Did you know 84% of participants in a Nielsen survey(opens in a new tab) across 58 countries say a recommendation from a friend is the most trustworthy type of endorsement? That means referrals can have more power than websites, online reviews and even print or TV advertisements.
So, how can you use word-of-mouth recommendations to expand your business as a real estate agent? Start with these six tips to open the door to more referral opportunities:
1. Stay social
Do you have friends, acquaintances or family members who always seem to know at least one person everywhere they go? Consider reaching out to them as a way to expand your business.
"Identify the ‘connectors and influencers’ within your social network,” suggests Priscilla Wood Balikian, a Realtor in the San Diego area of California. “Make yourself visible to these people and showcase your talents.”
Don’t forget your colleagues either.

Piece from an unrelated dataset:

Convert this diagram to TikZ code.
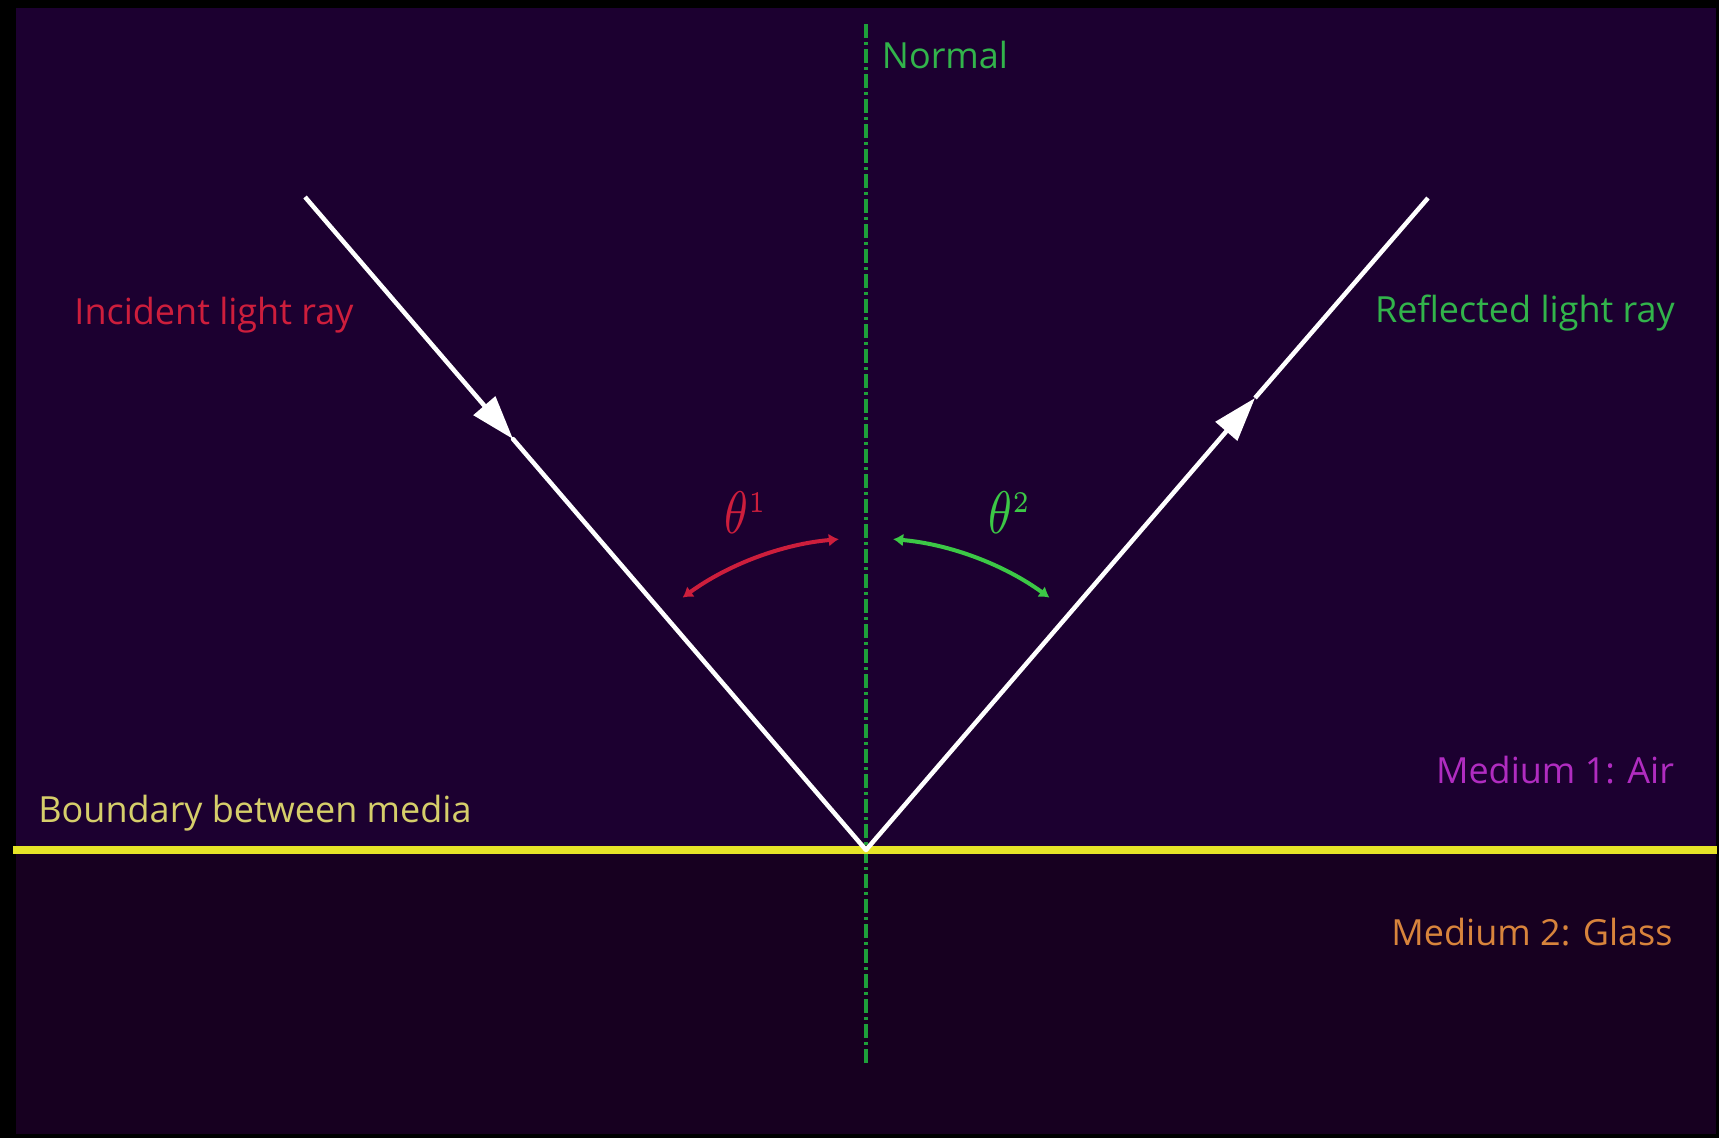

Because as their clients may look to relocate outside of the territory they service, those clients may enter yours—providing an opportunity for your colleague to refer their client to you.
“When you have a solid reputation among your peers, you will likely have multiple opportunities to receive referrals from your colleagues,” Wood Balikian says. “This referral is a testament to your professionalism and competence.”
2. Get involved in the community
From community service and local charities to church groups and nonprofit organizations, cities across the country have countless opportunities to pay it forward. And paying it forward, especially in ways you support, can go far in building relationships that lead to new clients.
“People tend to work with people they know and trust,” Wood Balikian says. “Residential real estate is not about selling homes but rather facilitating major life transitions.”
Through chairing and hosting events in her community, the San Diego Realtor says she’s received several referrals from various sources to assist with their real estate needs.
3. Connect with local businesses
Are there businesses you use and love? Wood Balikian suggests networking with those businesses and letting them know what you do for work. Once you begin referring those businesses to your network, they may start referring their customers to you when the opportunity arises.
Wood Balikian also recommends strengthening your relationships with any lenders, bankers, business attorneys or other agents you know, as these professionals will have access to prospective buyers and sellers. Find a BB&T mortgage professional near you.(moves focus)
4. Know your clients
The deal may be said and done, but the relationship with your client never ends. To nurture that relationship for years to come, you’ll want to start from the very beginning, by gathering as much information on your clients as possible—from their birthdays to their children’s names.
Michael Kanehl, a Realtor in Vero Beach, Florida, says as the deal and relationship with his clients progress, he tries to learn more about what they like, dislike and consider to be the most important life events. “No need to force it,” he says. “The moment people feel you have a genuine interest, they will open up more and more, and share with you.”
Even after your clients are in their new home, this type of information can help you stay top of mind and position you as an agent they want to recommend to their family and friends. Wood Balikian is a great example of a Realtor who has received business by nurturing relationships with past clients, as more than 50% of her clients have recommended her to a friend or colleague.
5. Be authentic
Whether you’re checking in on a past client or in the midst of closing a deal, you should always communicate authentically with your clients. “Authenticity is the fundamental element in building a trusting relationship with your clients,” Wood Balikian says.
For example, remember you’re assisting your clients with an expensive and personal transaction, so don’t sugarcoat or gloss over significant financial factors. Keep their true budgets in mind when discussing affordability or potential repairs or upgrades they may wish to make to a property. “Your clients will note and appreciate this just as you would appreciate it in their shoes,” she says.
6. Show your appreciation
Once you’ve gained a client through a referral, remember to treat the person who referred them to you. Wood Balikian suggests a meal, spa treatment, personal note or gift.
To show your appreciation for a new client—referred or not—Kanehl advises to be creative, personal and relatable with a closing gift.
“I try to stay away from the cliché gifts as much as possible,” he says. “Instead, I’ll use the information I gathered in the foundation phase to make it as personal and impactful as possible.”
He continues: “I once had a client whose daughter showed a lot of interest in calligraphy, so I got in touch with a local calligraphy artist and arranged a private visit to her studio.”
From community involvement to networking through local businesses, there are several ways to ramp up your referral game and grow your client base. Some methods may work better for you than others, so try them all to see what’s most effective.